--- WHAT NEEDS TO BE DONE ---
Every line below should be copied exactly; drop the pictures.

--- RAW DATA ---
begin

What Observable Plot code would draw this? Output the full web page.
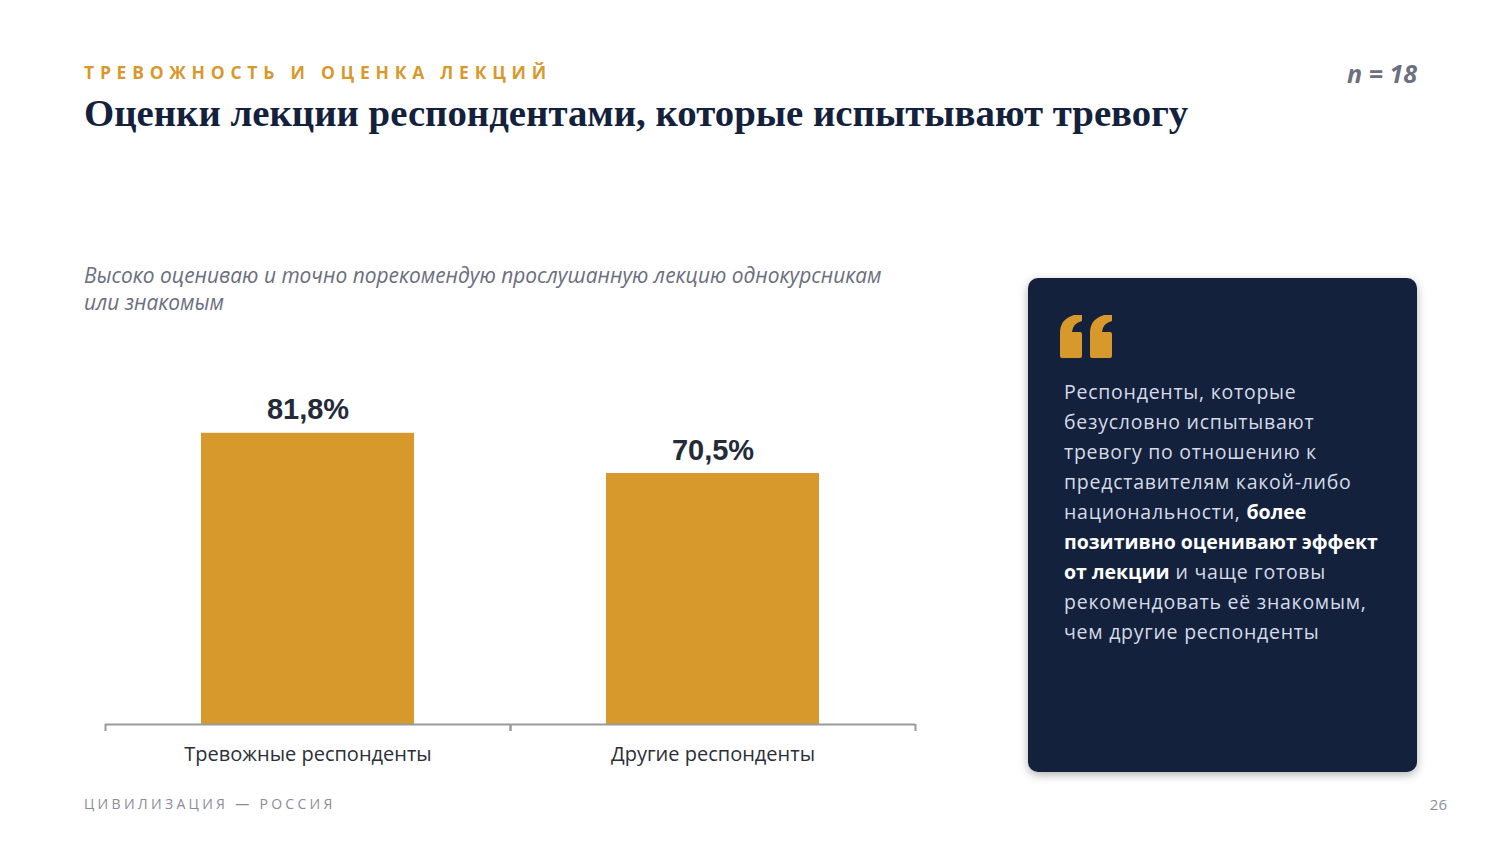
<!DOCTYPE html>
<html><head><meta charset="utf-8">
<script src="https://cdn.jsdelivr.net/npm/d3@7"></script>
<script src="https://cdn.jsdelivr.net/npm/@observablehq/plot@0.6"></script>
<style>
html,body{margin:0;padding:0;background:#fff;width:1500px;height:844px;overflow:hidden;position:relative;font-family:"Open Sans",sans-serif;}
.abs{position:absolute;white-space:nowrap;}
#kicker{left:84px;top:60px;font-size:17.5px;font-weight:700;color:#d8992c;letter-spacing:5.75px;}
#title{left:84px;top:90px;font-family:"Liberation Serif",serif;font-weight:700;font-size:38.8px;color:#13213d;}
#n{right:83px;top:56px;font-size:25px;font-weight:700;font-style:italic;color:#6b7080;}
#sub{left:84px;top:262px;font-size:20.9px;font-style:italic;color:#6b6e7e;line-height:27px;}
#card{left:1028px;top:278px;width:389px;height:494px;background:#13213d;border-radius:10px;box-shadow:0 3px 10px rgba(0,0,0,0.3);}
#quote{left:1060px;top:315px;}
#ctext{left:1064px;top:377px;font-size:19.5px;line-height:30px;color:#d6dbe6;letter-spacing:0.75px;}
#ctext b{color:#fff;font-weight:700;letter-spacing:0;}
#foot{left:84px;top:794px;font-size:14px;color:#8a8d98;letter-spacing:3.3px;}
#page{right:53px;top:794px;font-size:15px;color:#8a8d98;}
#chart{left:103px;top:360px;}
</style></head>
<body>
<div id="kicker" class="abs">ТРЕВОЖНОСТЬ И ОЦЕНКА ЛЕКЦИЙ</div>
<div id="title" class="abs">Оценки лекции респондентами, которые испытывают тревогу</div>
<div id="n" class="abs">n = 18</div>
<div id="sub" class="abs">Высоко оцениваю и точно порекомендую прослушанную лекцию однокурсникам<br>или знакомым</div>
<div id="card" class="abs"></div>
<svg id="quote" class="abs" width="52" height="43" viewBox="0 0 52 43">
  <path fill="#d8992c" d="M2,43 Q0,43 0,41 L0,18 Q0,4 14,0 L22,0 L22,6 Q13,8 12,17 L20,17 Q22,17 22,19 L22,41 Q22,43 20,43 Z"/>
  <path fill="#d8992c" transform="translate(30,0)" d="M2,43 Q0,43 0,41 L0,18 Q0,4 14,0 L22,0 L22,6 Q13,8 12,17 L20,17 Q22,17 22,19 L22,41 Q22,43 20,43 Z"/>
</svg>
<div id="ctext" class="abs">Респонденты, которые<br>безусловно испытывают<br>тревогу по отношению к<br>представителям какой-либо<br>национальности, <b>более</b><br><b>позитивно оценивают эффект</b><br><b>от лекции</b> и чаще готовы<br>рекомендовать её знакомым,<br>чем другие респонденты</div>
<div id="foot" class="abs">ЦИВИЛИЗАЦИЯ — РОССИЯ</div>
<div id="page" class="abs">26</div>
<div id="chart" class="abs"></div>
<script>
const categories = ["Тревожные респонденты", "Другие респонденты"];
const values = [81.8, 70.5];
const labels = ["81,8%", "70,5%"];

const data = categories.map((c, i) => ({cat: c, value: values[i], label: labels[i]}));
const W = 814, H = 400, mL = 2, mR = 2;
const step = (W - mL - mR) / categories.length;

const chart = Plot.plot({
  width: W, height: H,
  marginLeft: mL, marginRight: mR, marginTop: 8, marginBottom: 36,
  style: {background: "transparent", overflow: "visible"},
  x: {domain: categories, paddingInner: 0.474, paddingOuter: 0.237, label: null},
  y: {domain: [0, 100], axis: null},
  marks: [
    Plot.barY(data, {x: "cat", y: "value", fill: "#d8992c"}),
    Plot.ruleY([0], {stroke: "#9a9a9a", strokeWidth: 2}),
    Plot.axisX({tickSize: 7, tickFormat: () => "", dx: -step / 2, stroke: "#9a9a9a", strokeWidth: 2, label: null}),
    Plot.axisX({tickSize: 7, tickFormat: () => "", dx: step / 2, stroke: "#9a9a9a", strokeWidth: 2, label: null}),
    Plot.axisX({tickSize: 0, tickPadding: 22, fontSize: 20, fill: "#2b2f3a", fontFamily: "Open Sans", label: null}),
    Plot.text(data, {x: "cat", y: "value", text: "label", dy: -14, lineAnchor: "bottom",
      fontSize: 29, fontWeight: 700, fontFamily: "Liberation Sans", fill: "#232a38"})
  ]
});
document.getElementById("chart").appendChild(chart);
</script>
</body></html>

end

--- EXERCISE RESPONSE ---
What Observable Plot code would draw this? Output the full web page.
<!DOCTYPE html>
<html><head><meta charset="utf-8">
<script src="https://cdn.jsdelivr.net/npm/d3@7"></script>
<script src="https://cdn.jsdelivr.net/npm/@observablehq/plot@0.6"></script>
<style>
html,body{margin:0;padding:0;background:#fff;width:1500px;height:844px;overflow:hidden;position:relative;font-family:"Open Sans",sans-serif;}
.abs{position:absolute;white-space:nowrap;}
#kicker{left:84px;top:60px;font-size:17.5px;font-weight:700;color:#d8992c;letter-spacing:5.75px;}
#title{left:84px;top:90px;font-family:"Liberation Serif",serif;font-weight:700;font-size:38.8px;color:#13213d;}
#n{right:83px;top:56px;font-size:25px;font-weight:700;font-style:italic;color:#6b7080;}
#sub{left:84px;top:262px;font-size:20.9px;font-style:italic;color:#6b6e7e;line-height:27px;}
#card{left:1028px;top:278px;width:389px;height:494px;background:#13213d;border-radius:10px;box-shadow:0 3px 10px rgba(0,0,0,0.3);}
#quote{left:1060px;top:315px;}
#ctext{left:1064px;top:377px;font-size:19.5px;line-height:30px;color:#d6dbe6;letter-spacing:0.75px;}
#ctext b{color:#fff;font-weight:700;letter-spacing:0;}
#foot{left:84px;top:794px;font-size:14px;color:#8a8d98;letter-spacing:3.3px;}
#page{right:53px;top:794px;font-size:15px;color:#8a8d98;}
#chart{left:103px;top:360px;}
</style></head>
<body>
<div id="kicker" class="abs">ТРЕВОЖНОСТЬ И ОЦЕНКА ЛЕКЦИЙ</div>
<div id="title" class="abs">Оценки лекции респондентами, которые испытывают тревогу</div>
<div id="n" class="abs">n = 18</div>
<div id="sub" class="abs">Высоко оцениваю и точно порекомендую прослушанную лекцию однокурсникам<br>или знакомым</div>
<div id="card" class="abs"></div>
<svg id="quote" class="abs" width="52" height="43" viewBox="0 0 52 43">
  <path fill="#d8992c" d="M2,43 Q0,43 0,41 L0,18 Q0,4 14,0 L22,0 L22,6 Q13,8 12,17 L20,17 Q22,17 22,19 L22,41 Q22,43 20,43 Z"/>
  <path fill="#d8992c" transform="translate(30,0)" d="M2,43 Q0,43 0,41 L0,18 Q0,4 14,0 L22,0 L22,6 Q13,8 12,17 L20,17 Q22,17 22,19 L22,41 Q22,43 20,43 Z"/>
</svg>
<div id="ctext" class="abs">Респонденты, которые<br>безусловно испытывают<br>тревогу по отношению к<br>представителям какой-либо<br>национальности, <b>более</b><br><b>позитивно оценивают эффект</b><br><b>от лекции</b> и чаще готовы<br>рекомендовать её знакомым,<br>чем другие респонденты</div>
<div id="foot" class="abs">ЦИВИЛИЗАЦИЯ — РОССИЯ</div>
<div id="page" class="abs">26</div>
<div id="chart" class="abs"></div>
<script>
const categories = ["Тревожные респонденты", "Другие респонденты"];
const values = [81.8, 70.5];
const labels = ["81,8%", "70,5%"];

const data = categories.map((c, i) => ({cat: c, value: values[i], label: labels[i]}));
const W = 814, H = 400, mL = 2, mR = 2;
const step = (W - mL - mR) / categories.length;

const chart = Plot.plot({
  width: W, height: H,
  marginLeft: mL, marginRight: mR, marginTop: 8, marginBottom: 36,
  style: {background: "transparent", overflow: "visible"},
  x: {domain: categories, paddingInner: 0.474, paddingOuter: 0.237, label: null},
  y: {domain: [0, 100], axis: null},
  marks: [
    Plot.barY(data, {x: "cat", y: "value", fill: "#d8992c"}),
    Plot.ruleY([0], {stroke: "#9a9a9a", strokeWidth: 2}),
    Plot.axisX({tickSize: 7, tickFormat: () => "", dx: -step / 2, stroke: "#9a9a9a", strokeWidth: 2, label: null}),
    Plot.axisX({tickSize: 7, tickFormat: () => "", dx: step / 2, stroke: "#9a9a9a", strokeWidth: 2, label: null}),
    Plot.axisX({tickSize: 0, tickPadding: 22, fontSize: 20, fill: "#2b2f3a", fontFamily: "Open Sans", label: null}),
    Plot.text(data, {x: "cat", y: "value", text: "label", dy: -14, lineAnchor: "bottom",
      fontSize: 29, fontWeight: 700, fontFamily: "Liberation Sans", fill: "#232a38"})
  ]
});
document.getElementById("chart").appendChild(chart);
</script>
</body></html>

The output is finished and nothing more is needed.